Saved about  12 large plastic squash bottles a year

Simple Citrus Squash
10 oranges or lemons,  or a mixture of the two
500mls water
500g sugar
Peel the zest from the fruit (just the coloured part not the pith) and chop it smallish pieces. Put it in a pan with the sugar and water. Stir as you heat to a low boil, then bubble  for about 30 minutes, so that the  volume reduces, and the cordial becomes syrupy. Meanwhile squeeze all the juice from the fruit. Add the juice to the syrupy cordial, and heat once more to the point of boiling. Take off the heat and allow to cool before straining into clean bottles. Keeps up to three months in the fridge.

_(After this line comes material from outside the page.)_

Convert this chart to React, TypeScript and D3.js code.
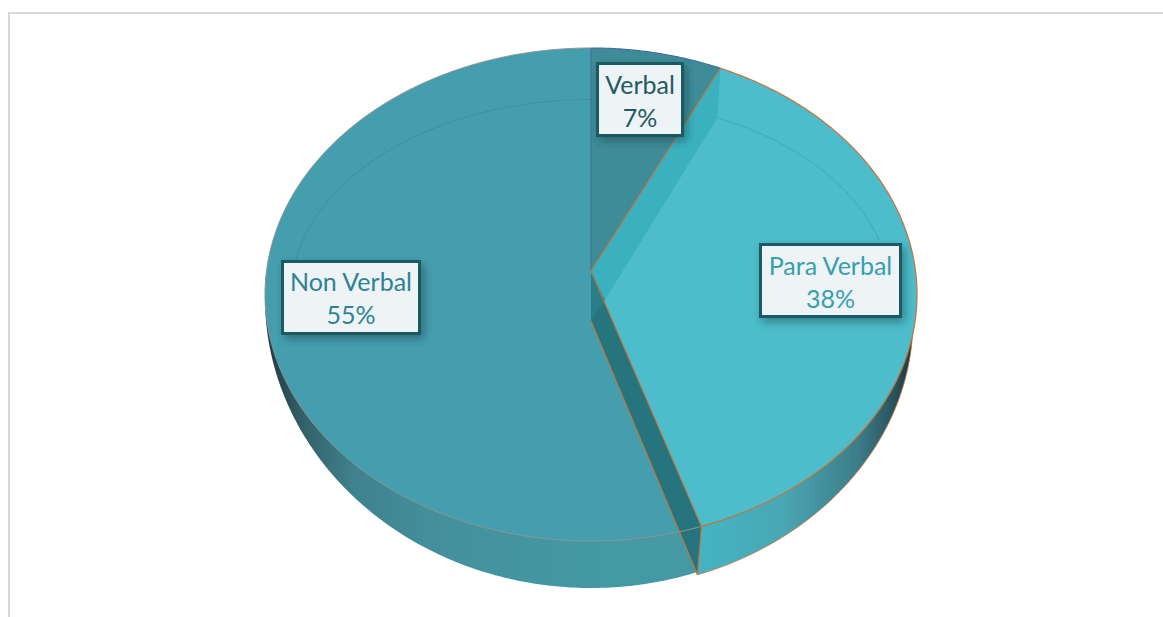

Fruit and veg delivered by a local Yorkshire
business, theorganicpantry.co.uk

Find alternatives to the supermarket
 Supermarkets package goods to maximise the efficiency of bulk transportation, storage and display, but if you’re buying local produce there’s little need for it. We use markets, farmshops, delis and a delivery scheme where veg comes come in a carboard box and reusable plastic bags. I’ve become a big fan dry goods shops like Scoops of Malton. They sell goods by weight, including branded cereals, baking ingredients, spices, dried fruit, sweets, nuts and a wide range of other groceries. They provide plastic bags to put things into – these are reusable if you transfer everything into tubs and jars at home then rinse and dry the bags, or you can take along your own containers to be filled. You can buy in bulk, or just the quantities you need for a recipe.
I spend less time and less money shopping this way than I did visiting a supermarket three times a week. We waste much less food, and chuck out vastly less packaging. This has been a winner all round.

What’s next?

With summer here, I’m remembering the marvellous machine my parents invested in about 1981, which my sister and I loved for several reasons. It made great fizzy drinks in reusable glass bottles, but also a variety of extraordinary hissing, parping noises. Yep... I’m on the lookout for a second-hand SodaStream.